こうして調停を申し立てたがなお和解が成立しなければ、賃料増額・減額請求訴訟を提起して賃料の増額、減額を求めることになります。
敷金・礼金等
賃貸借契約締結の際、敷金や礼金(権利金)と呼ばれる金銭が授受されることがあることは周知の事実です。
ここに敷金とは、賃貸借契約締結に際し、賃貸人が賃貸借契約上発生する賃借人の債務を担保する目的で、賃貸借が終了して明け渡しが完了した後に、賃借人に賃料債務その他の債務があればそれを差し引き、その残額を賃借人に返還する約定の下、賃借人から賃貸人に交付され、預託される金銭のことをいいます。敷金については、その返還をめぐるトラブルが多発したことから、国土交通省が「原状回復をめぐるトラブルとガイドライン」を定めています。こちらは原状回復をめぐるこれまでの裁判例や取引実務の蓄積を踏まえつつ、原状回復における賃貸人・賃借人間の費用負担のあり方について一般的な基準を示すものとなっています。
これに対し、礼金(権利金)とは、同じく賃貸借契約時に賃借人から賃貸人に支払われる金銭ですが、そもそも賃借人への返還が予定されていないもののことをいいます。住居用物件については敷金、事業用物件については権利金と呼ばれることが多いようですが、その性質に大きな違いはありません。礼金(権利金)が授受される趣旨ですが、①賃料の前払いである、②賃借権譲渡・転貸の対価である、③賃借権設定自体ないし場所的利益の対価であるなどといわれています。
借主の原状回復義務
賃借人は、建物賃貸借契約が終了した後、建物内に持ち込んだ物(動産)を撤去し、付属させた物を取り外して収去し、かつ、建物を原状(建物賃貸借契約締結当初の状態)に復する義務(原状回復義務)を負っています。
建物を使用すれば、室内の床・壁・天井・建具・設備などに汚損や損傷(「損耗」といいます)が生ずることになりますが、この中には賃借人の建物の利用の仕方がいささか手荒であることによって生じるものもあれば、通常の使用に伴ってある程度の損耗を余儀なくされるものもあります。こうしたことから、賃借人はどの程度まで原状回復義務を負うのかが問題となります。
必要費と有益費
必要費とは、賃借目的物の修繕を行い、これを使用に適する状態に保持しておくための費用のことをいいます。電気、ガス、水道といったライフラインに関する器具が故障した場合の修繕費用がこれにあたります。賃借人がこの費用を支出した場合、賃貸人は直ちにその費用を償還しなければなりません(民法608条1項)。
有益費とは、賃借人が建物を改良するために支出した費用のことをいいます。賃借している建物の部屋にエアコンを新設する費用は有益費といえるでしょう。賃借人がこうした有益費を支出することにつき、賃貸人の同意は必要ではありません。

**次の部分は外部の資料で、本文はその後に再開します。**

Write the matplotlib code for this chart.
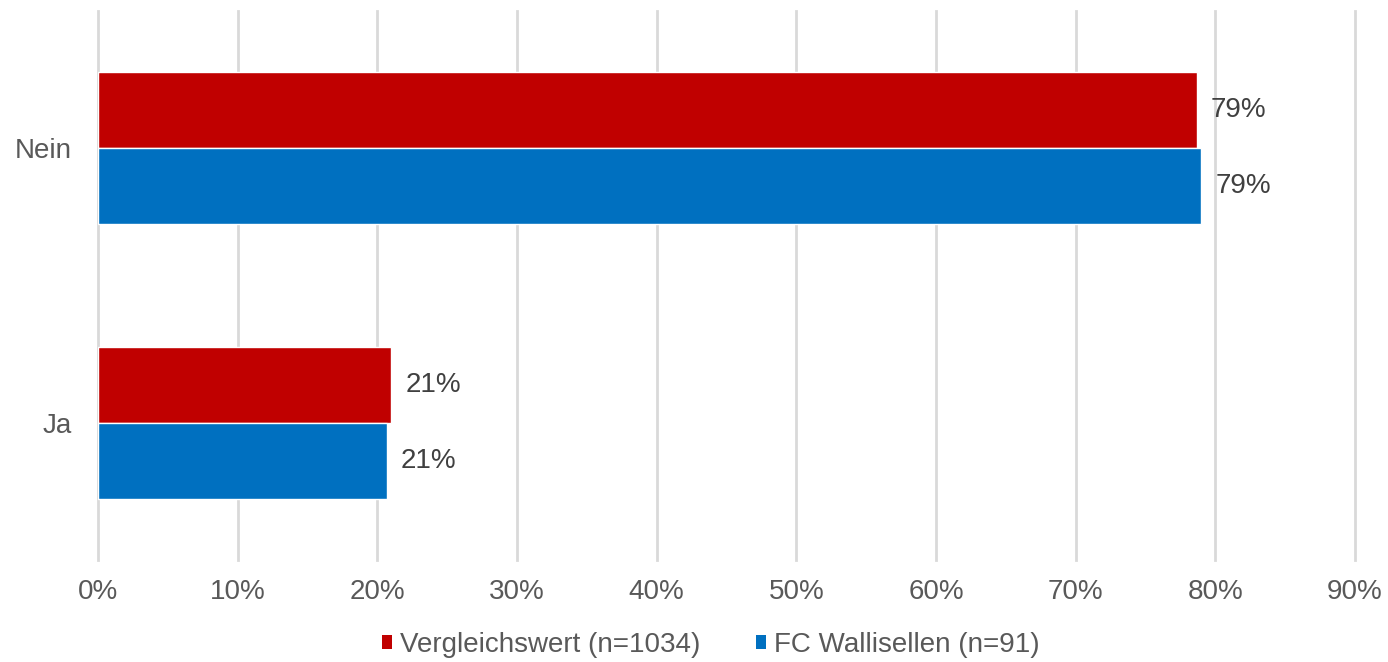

賃借人によるこうした有益費の支出によって建物の価値が増加した場合、その増加価値を賃貸人にそのまま無償で取得させることは衡平とはいえないため、賃貸人は賃借人に対し、賃貸借契約終了時に有益費のうち一定額を償還しなければなりません(民法608条2項)。
なお、賃借人が有益費の償還請求権を予め放棄する旨の建物賃貸借契約の特約は有効です。
造作買取請求権
賃借人は、建物の賃貸人の同意を得て建物に付加した畳、建具その他の造作がある場合には、もしくは、建物の賃貸人から買い受けた造作について、建物の賃貸借が期間の満了又は解約の申入れによって終了するときに、建物の賃貸人に対し、その造作を時価で買い取るべきことを請求することができます(33条1項)。これを建物賃借人の造作買取請求権といいます。
もっとも、造作の設置について賃貸人による同意がない場合には賃借人には造作買取請求権はありません。また、賃料不払による債務不履行解除の場合も賃借人に造作買取請求権はありません。法を守らない者に法は手を差し伸べないのです(「クリーン・ハンズの原則」といいます)。
なお、現在は造作買取請求権を予め放棄する旨の建物賃貸借契約の特約は有効です。